A capturing display of her favorite color, 'zircon'. Her favorite zircon piece is the mustard bowl with the little paddle. She even remembers the day she got it.

Comments

irem said…
This collection craze in the US continues to bypass my understanding. I have been sensing it through such shows as Cash In The Attic. The way people bid in those auctions suggest that they have hopes selling the stuff. Yet at times, this stuff is not old, leave alone being in a genuine sense collectible (by collectible i mean like the case of heisey here).
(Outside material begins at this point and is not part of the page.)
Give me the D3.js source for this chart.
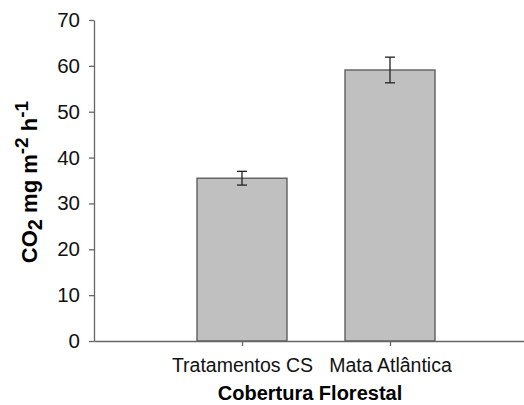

There is clearly something I lack personally to grasp this. I do not dare mock all the millions of Americans who are hooked up. Say I do not come from an aristocratic family. We have never had "precious" objects in the house, save some old brass kitchenware. Another reason might be because I am too young and have been living in a time and place where love for objects are despised. A third reason which is more sociological can be that we in the old world have never felt a lack of old things around us.
irem said…
Another little note. Glassware is certainly not dead. But continues to be expensive. South of Sweden is famous for it, see "Kosta Boda" and "Orrefors". Yes they cost a fortune. The best thing about them I find to be the little name tags they attach to pieces with the name and photo of their designers.
p e l i n said…
I've always been a collector of stamps, postcards, tin boxes myself, but I don't exactly know why. But Americans love to collect, that's for sure. They have an admiration and respect for what they consider 'old' objects that reflect a former lifestyle - my grandparents-in-law collect old advertisements and signs, too. Maybe their lives changed so fast that these things became different and precious in no time. We still have many of those old stuff around, we haven't completely got rid of the things of an older lifestyle for new gadgets and other stuff. And they have so much more space than we do - we're cramped in little apartments as opposed to their two-story houses and huge basements plus the garages.

I personally like glassware but prefer porcelain.